ECLI:NL:RBZWB:2020:2242
Rechtbank Zeeland-West-Brabant
- Eerste aanleg - enkelvoudig
- Rechtspraak.nl
Veroordeling in proceskosten na intrekking beroep tegen UWV-besluit over WIA-uitkering
In deze zaak heeft verzoekster beroep ingesteld tegen een besluit van het UWV van 18 februari 2019, waarin haar WIA-uitkering werd beëindigd. Na een wijziging van het besluit op 24 februari 2020, waarbij het UWV de uitkering voortzette op basis van een arbeidsongeschiktheid van 80 tot 100%, trok verzoekster haar beroep in. Ze verzocht de rechtbank om het UWV te veroordelen in de proceskosten. De rechtbank heeft, zonder zitting, het verzoek behandeld op basis van artikel 8:54 van de Awb.
De rechtbank overwoog dat, op grond van artikel 8:75a van de Awb, het UWV vergoedingen moet betalen als het bestuursorgaan tegemoetkomt aan de indiener van het beroepschrift. De rechtbank concludeerde dat het UWV inderdaad aan verzoekster tegemoet was gekomen, en besloot het UWV te veroordelen in de proceskosten die verzoekster had gemaakt. De kosten voor rechtsbijstand werden vastgesteld op € 1.050,-, en de kosten voor ingeschakelde deskundigen op € 2.752,75, wat resulteerde in een totaalbedrag van € 3.802,75.

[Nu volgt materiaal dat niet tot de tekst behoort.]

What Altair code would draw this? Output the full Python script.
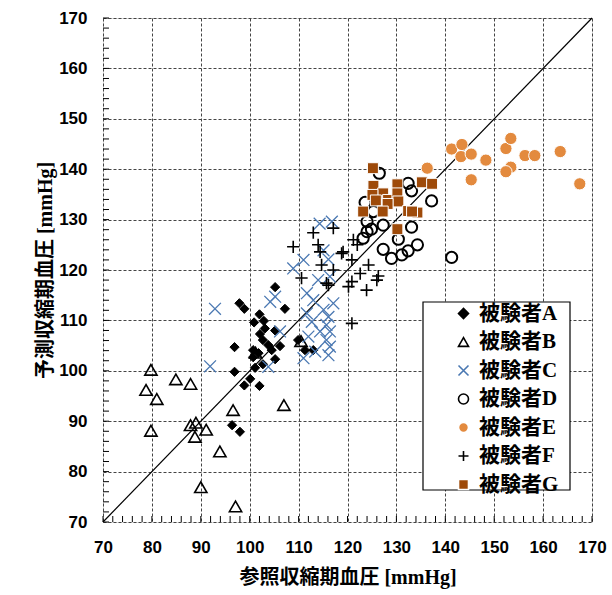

De uitspraak werd gedaan door rechter S.A.M.L. van de Sande, in aanwezigheid van griffier R.J. Tolner, op 19 mei 2020. De uitspraak is openbaar gemaakt via een geanonimiseerde publicatie op de website van de rechtspraak. Tegen deze uitspraak kan binnen zes weken verzet worden aangetekend bij de rechtbank.